Hi Jim, You are right, this person should have been told the sofas in the first class lounge are not for sleeping on, do that in your living room. But had an employee said that, even tactfully, & believe me I know some Amtrak employees aren’t tactful, the sleeping passenger would have made all sorts of threats & problems for the worker, so the worker said to himself, “just let sleeping dogs lie”. Believe me Jim, during my tenure at Amtrak, I’ve taken that advice myself many times…
No question about it: that’s a sleeping dog, if I’ve ever seen one! TWO, in fact! I’ll bet the female is particularly vicious.
Its true Jim, the reaction usually is people blaming Amtrak for issues that are being caused by fellow travelers. Anything said to this man most likely would result in a confrontation, some type of verbal attack on the employee, and a very uncomfortable atmosphere. (Not to mention people like me that admit some situations at work really can ruin my day).
Yes, I’m anxious to see that new Metropolitan Lounge in Chicago, but I think you made a point (in addition to the inconsiderate traveler)about the new lounge that’s on two levels losing some coziness of the old lounge. At least that indeed was my first thought when I read while back that it was on two levels and I saw some photos. From the description and from the photos I got the impression that the lounge looked a bit sterile.

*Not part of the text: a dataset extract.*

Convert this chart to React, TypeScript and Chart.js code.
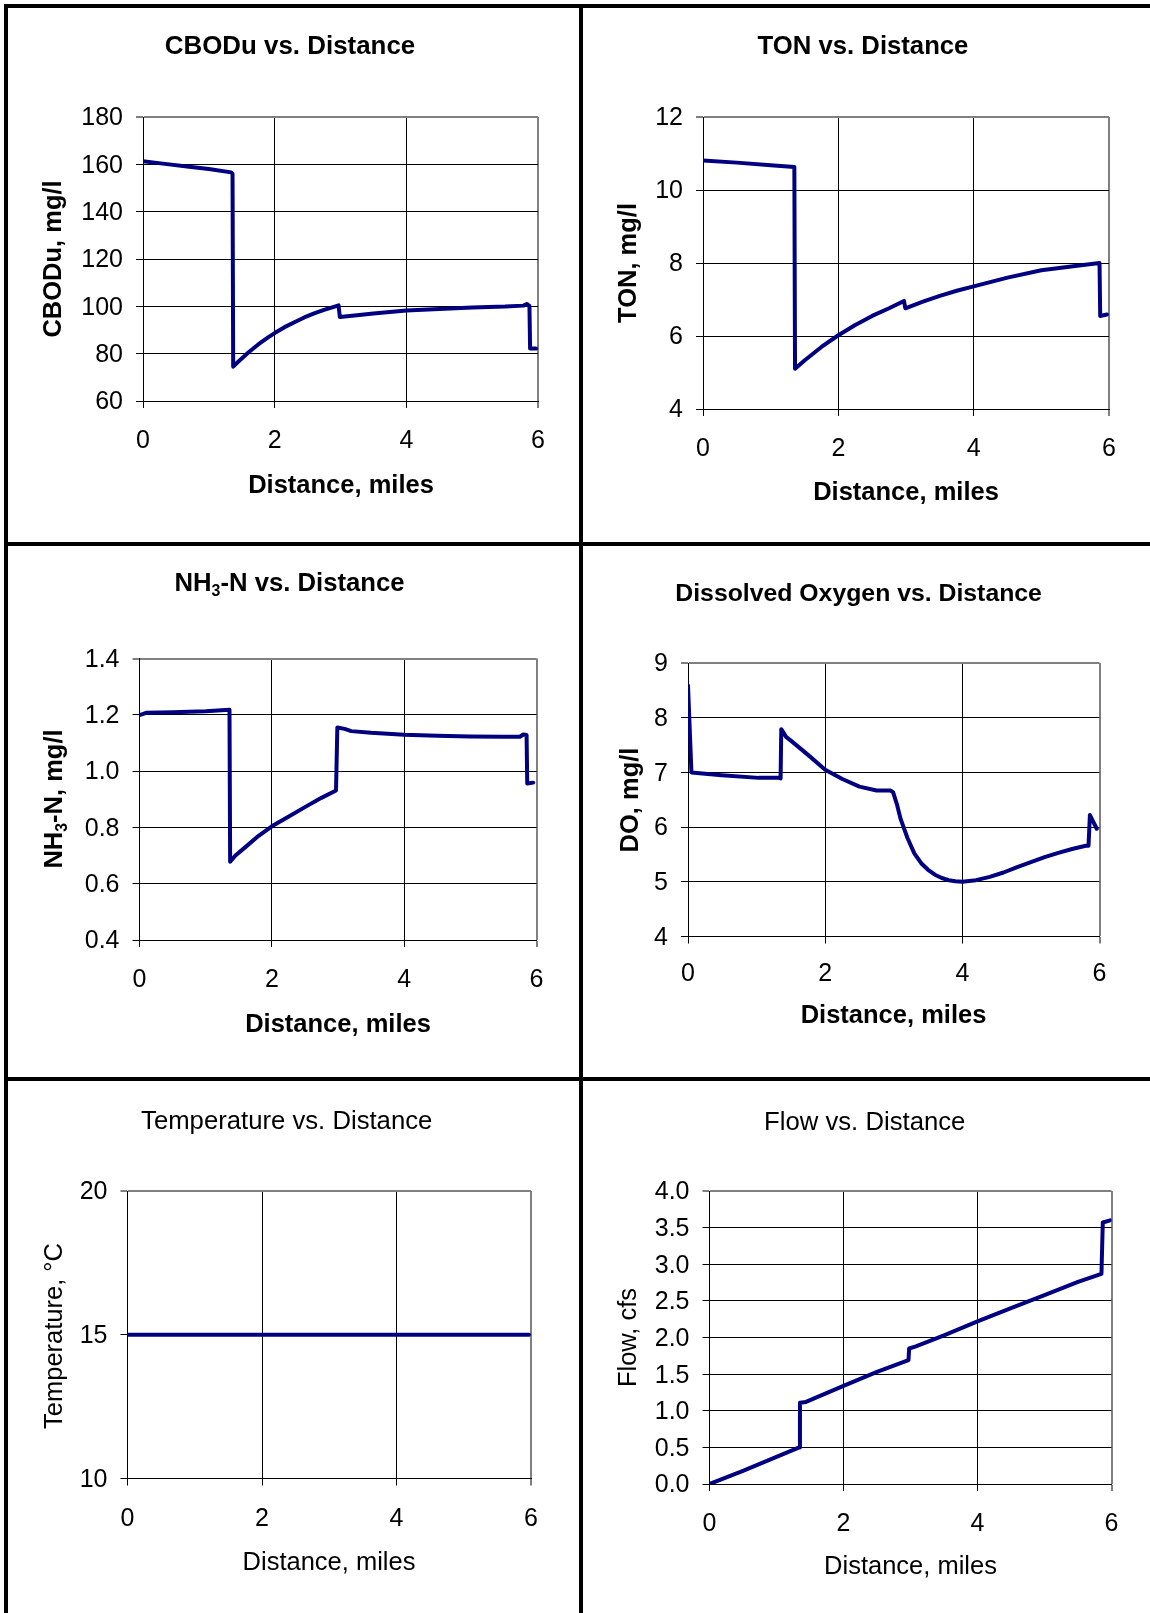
import React, { useEffect, useRef } from "react";
import { Chart, registerables } from "chart.js";

Chart.register(...registerables);

// ---------- data ----------
const xTicks = [0, 2, 4, 6];

const cbodDist = [0, 0.3, 0.7, 1.0, 1.34, 1.36, 1.37, 1.45, 1.6, 1.75, 1.9, 2.0, 2.15, 2.3, 2.45, 2.6, 2.75, 2.9, 2.97, 2.99, 3.25, 3.5, 4.0, 4.5, 5.0, 5.5, 5.78, 5.83, 5.87, 5.88, 5.97];
const cbodVal = [161.3, 160.3, 159.0, 158.0, 156.6, 156.0, 74.5, 76.7, 80.5, 83.9, 86.9, 88.7, 91.2, 93.3, 95.3, 97.0, 98.5, 99.8, 100.4, 95.5, 96.2, 97.0, 98.2, 98.9, 99.5, 99.9, 100.3, 101.0, 100.2, 82.2, 82.2];

const tonDist = [0, 0.5, 1.0, 1.35, 1.36, 1.5, 1.75, 2.0, 2.25, 2.5, 2.75, 2.97, 2.99, 3.25, 3.5, 3.75, 4.0, 4.5, 5.0, 5.5, 5.86, 5.87, 5.97];
const tonVal = [10.81, 10.75, 10.68, 10.63, 5.1, 5.33, 5.7, 6.02, 6.3, 6.55, 6.76, 6.96, 6.76, 6.94, 7.1, 7.24, 7.36, 7.6, 7.8, 7.92, 8.0, 6.55, 6.59];

const nh3Dist = [0, 0.1, 0.5, 1.0, 1.36, 1.37, 1.45, 1.6, 1.8, 2.0, 2.25, 2.5, 2.75, 2.97, 2.99, 3.1, 3.2, 3.5, 4.0, 4.5, 5.0, 5.5, 5.75, 5.8, 5.85, 5.86, 5.95];
const nh3Val = [1.199, 1.207, 1.209, 1.213, 1.218, 0.678, 0.7, 0.73, 0.77, 0.804, 0.838, 0.872, 0.905, 0.931, 1.155, 1.15, 1.142, 1.136, 1.129, 1.126, 1.123, 1.122, 1.122, 1.13, 1.128, 0.956, 0.959];

const doDist = [0, 0.05, 0.49, 1.03, 1.32, 1.35, 1.36, 1.43, 1.5, 1.75, 2.0, 2.25, 2.5, 2.75, 2.95, 2.99, 3.05, 3.1, 3.2, 3.3, 3.4, 3.5, 3.6, 3.7, 3.8, 3.9, 4.0, 4.2, 4.4, 4.6, 4.8, 5.0, 5.2, 5.4, 5.6, 5.8, 5.84, 5.86, 5.96];
const doVal = [8.59, 7.0, 6.95, 6.9, 6.9, 6.89, 7.79, 7.65, 7.58, 7.32, 7.05, 6.88, 6.74, 6.67, 6.67, 6.64, 6.4, 6.15, 5.8, 5.52, 5.34, 5.22, 5.13, 5.07, 5.03, 5.01, 5.0, 5.03, 5.09, 5.17, 5.27, 5.36, 5.45, 5.53, 5.6, 5.66, 5.66, 6.22, 5.97];

const tempDist = [0, 1.36, 2.98, 5.87, 5.97];
const tempVal = [15, 15, 15, 15, 15];

const flowDist = [0, 0.5, 1.0, 1.34, 1.35, 1.44, 2.0, 2.5, 2.97, 2.98, 3.08, 3.5, 4.0, 4.5, 5.0, 5.5, 5.85, 5.87, 5.98];
const flowVal = [0.0, 0.18, 0.37, 0.5, 1.11, 1.12, 1.34, 1.53, 1.69, 1.85, 1.88, 2.03, 2.22, 2.4, 2.58, 2.76, 2.87, 3.57, 3.6];

// ---------- layout ----------
const FAMILY = "'Liberation Sans', Arial, sans-serif";
const LINE = "#000080";
const WY = 80;
const HX = 58;

type Seg = { t: string; sub?: boolean };

type Panel = {
  cell: [number, number, number, number];
  plot: [number, number, number, number];
  dist: number[];
  vals: number[];
  ymin: number;
  ymax: number;
  ystep: number;
  decimals: number;
  bold: boolean;
  title: Seg[];
  titleX: number;
  titleY: number;
  titleSize: number;
  yTitle: Seg[];
  yTitleX: number;
  yTitleY: number;
  xTitle: Seg[];
  xTitleX: number;
  xTitleY: number;
  xPad: number;
};

const XT: Seg[] = [{ t: "Distance, miles" }];

const panels: Panel[] = [
  {
    cell: [8, 8, 571, 534], plot: [143, 117, 538, 401],
    dist: cbodDist, vals: cbodVal, ymin: 60, ymax: 180, ystep: 20, decimals: 0, bold: true,
    title: [{ t: "CBODu vs. Distance" }], titleX: 290, titleY: 54, titleSize: 25.9,
    yTitle: [{ t: "CBODu, mg/l" }], yTitleX: 61, yTitleY: 259,
    xTitle: XT, xTitleX: 341, xTitleY: 492.5, xPad: 18.5,
  },
  {
    cell: [583, 8, 567, 534], plot: [703, 117, 1109, 409],
    dist: tonDist, vals: tonVal, ymin: 4, ymax: 12, ystep: 2, decimals: 0, bold: true,
    title: [{ t: "TON vs. Distance" }], titleX: 863, titleY: 54, titleSize: 25.7,
    yTitle: [{ t: "TON, mg/l" }], yTitleX: 635.5, yTitleY: 263,
    xTitle: XT, xTitleX: 906, xTitleY: 499.5, xPad: 18.5,
  },
  {
    cell: [8, 546, 571, 531], plot: [139.5, 658.5, 536.5, 940],
    dist: nh3Dist, vals: nh3Val, ymin: 0.4, ymax: 1.4, ystep: 0.2, decimals: 1, bold: true,
    title: [{ t: "NH" }, { t: "3", sub: true }, { t: "-N vs. Distance" }], titleX: 289.5, titleY: 591, titleSize: 25.7,
    yTitle: [{ t: "NH" }, { t: "3", sub: true }, { t: "-N, mg/l" }], yTitleX: 62, yTitleY: 799,
    xTitle: XT, xTitleX: 338, xTitleY: 1031.5, xPad: 18.5,
  },
  {
    cell: [583, 546, 567, 531], plot: [688, 663, 1099.5, 936.5],
    dist: doDist, vals: doVal, ymin: 4, ymax: 9, ystep: 1, decimals: 0, bold: true,
    title: [{ t: "Dissolved Oxygen vs. Distance" }], titleX: 858.6, titleY: 601, titleSize: 24.8,
    yTitle: [{ t: "DO, mg/l" }], yTitleX: 638, yTitleY: 800,
    xTitle: XT, xTitleX: 893.5, xTitleY: 1023, xPad: 15.5,
  },
  {
    cell: [8, 1081, 571, 532], plot: [127.5, 1191, 531, 1478.5],
    dist: tempDist, vals: tempVal, ymin: 10, ymax: 20, ystep: 5, decimals: 0, bold: false,
    title: [{ t: "Temperature vs. Distance" }], titleX: 286.7, titleY: 1129, titleSize: 25.7,
    yTitle: [{ t: "Temperature, °C" }], yTitleX: 62, yTitleY: 1336,
    xTitle: XT, xTitleX: 329, xTitleY: 1569.5, xPad: 18.5,
  },
  {
    cell: [583, 1081, 567, 532], plot: [709.5, 1191, 1111.5, 1484],
    dist: flowDist, vals: flowVal, ymin: 0, ymax: 4, ystep: 0.5, decimals: 1, bold: false,
    title: [{ t: "Flow vs. Distance" }], titleX: 864.7, titleY: 1129.6, titleSize: 25.7,
    yTitle: [{ t: "Flow, cfs" }], yTitleX: 635.5, yTitleY: 1337.5,
    xTitle: XT, xTitleX: 910.5, xTitleY: 1573.5, xPad: 18.5,
  },
];

function drawRich(ctx: CanvasRenderingContext2D, segs: Seg[], x: number, y: number, size: number, bold: boolean) {
  const w = bold ? "bold " : "";
  const fMain = `${w}${size}px ${FAMILY}`;
  const fSub = `${w}${(size * 0.62).toFixed(2)}px ${FAMILY}`;
  let total = 0;
  const widths = segs.map((s) => {
    ctx.font = s.sub ? fSub : fMain;
    const m = ctx.measureText(s.t).width;
    total += m;
    return m;
  });
  let cx = x - total / 2;
  ctx.textAlign = "left";
  ctx.textBaseline = "alphabetic";
  segs.forEach((s, i) => {
    ctx.font = s.sub ? fSub : fMain;
    ctx.fillText(s.t, cx, s.sub ? y + size * 0.2 : y);
    cx += widths[i];
  });
}

function PanelChart({ p }: { p: Panel }) {
  const ref = useRef<HTMLCanvasElement | null>(null);
  useEffect(() => {
    if (!ref.current) return;
    const [cx, cy, cw, ch] = p.cell;
    const [pl, pt, pr, pb] = p.plot;
    const near = (a: number, b: number) => Math.abs(a - b) < 1e-9;
    const textPlugin = {
      id: "panelText",
      afterDraw(chart: any) {
        const ctx: CanvasRenderingContext2D = chart.ctx;
        ctx.save();
        ctx.fillStyle = "#000";
        drawRich(ctx, p.title, p.titleX - cx, p.titleY - cy, p.titleSize, p.bold);
        drawRich(ctx, p.xTitle, p.xTitleX - cx, p.xTitleY - cy, 25.5, p.bold);
        ctx.translate(p.yTitleX - cx, p.yTitleY - cy);
        ctx.rotate(-Math.PI / 2);
        drawRich(ctx, p.yTitle, 0, 0, 25.5, p.bold);
        ctx.restore();
      },
    };
    const xFont = { family: FAMILY, size: 25, weight: "normal" as const };
    // two-line label with a tiny line height nudges the y labels down by 1.5px
    const yFont = { family: FAMILY, size: 25, weight: "normal" as const, lineHeight: "3px" };
    const chart = new Chart(ref.current, {
      type: "scatter",
      data: {
        datasets: [
          {
            data: p.dist.map((x, i) => ({ x, y: p.vals[i] })),
            showLine: true,
            borderColor: LINE,
            backgroundColor: LINE,
            borderWidth: 4,
            pointRadius: 0,
            pointHoverRadius: 0,
            fill: false,
            tension: 0,
            borderJoinStyle: "round",
            borderCapStyle: "round",
          } as any,
        ],
      },
      options: {
        animation: false,
        responsive: false,
        devicePixelRatio: 1,
        events: [],
        layout: {
          autoPadding: false,
          padding: {
            left: pl - cx - WY,
            top: pt - cy,
            right: cx + cw - pr,
            bottom: cy + ch - pb - HX,
          },
        },
        plugins: {
          legend: { display: false },
          tooltip: { enabled: false },
          title: { display: false },
        },
        scales: {
          x: {
            type: "linear",
            position: "bottom",
            min: 0,
            max: 6,
            afterBuildTicks: (s: any) => {
              s.ticks = xTicks.map((v) => ({ value: v }));
            },
            ticks: { font: xFont, color: "#000", padding: p.xPad, maxRotation: 0, callback: (v: any) => String(v) },
            grid: {
              color: (c: any) => (c.tick && near(c.tick.value, 6) ? "#808080" : "#000"),
              lineWidth: (c: any) => (c.tick && near(c.tick.value, 6) ? 2 : 1),
              tickLength: 7,
              tickColor: "#000",
              tickWidth: 1,
            },
            border: { display: true, color: "#000", width: 1 },
            afterFit: (s: any) => {
              s.height = HX;
            },
          },
          y: {
            type: "linear",
            position: "left",
            min: p.ymin,
            max: p.ymax,
            ticks: {
              stepSize: p.ystep,
              font: yFont,
              color: "#000",
              padding: 13,
              callback: (v: any) => ["", Number(v).toFixed(p.decimals)],
            },
            grid: {
              color: (c: any) => (c.tick && near(c.tick.value, p.ymax) ? "#808080" : "#000"),
              lineWidth: (c: any) => (c.tick && near(c.tick.value, p.ymax) ? 2 : 1),
              tickLength: 7,
              tickColor: "#000",
              tickWidth: 1,
            },
            border: { display: true, color: "#000", width: 1 },
            afterFit: (s: any) => {
              s.width = WY;
            },
          },
        },
      } as any,
      plugins: [textPlugin as any],
    });
    return () => chart.destroy();
  }, [p]);
  const [cx, cy, cw, ch] = p.cell;
  return (
    <canvas
      ref={ref}
      width={cw}
      height={ch}
      style={{ position: "absolute", left: cx, top: cy, width: cw, height: ch }}
    />
  );
}

const bar = (left: number, top: number, width: number, height: number) => (
  <div style={{ position: "absolute", left, top, width, height, background: "#000" }} />
);

export default function App() {
  return (
    <div style={{ position: "absolute", left: 0, top: 0, width: 1150, height: 1613, background: "#fff", overflow: "hidden" }}>
      {panels.map((p, i) => (
        <PanelChart key={i} p={p} />
      ))}
      {bar(4, 4, 1146, 4)}
      {bar(4, 4, 4, 1609)}
      {bar(579, 4, 4, 1609)}
      {bar(4, 542, 1146, 4)}
      {bar(4, 1077, 1146, 4)}
    </div>
  );
}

Again, to be fair, I haven’t been there yet. And, believe me, I’m ANYTHING but an interior decorator and architect. Other things being equal, it seems to be a high ceiling can lack the warmth of an eight or ten foot ceiling (that I think the old lounge had).
Oh – do you recall if there was anything like a business center in the lounge – computer stations where one could check email or surf the web? I still don’t carry a computer around with me, and still use a flip phone.
There is indeed a business center. It has six or eight positions, although I can’t remember exactly how many. There are also plenty of electrical outlets all around each of the rooms.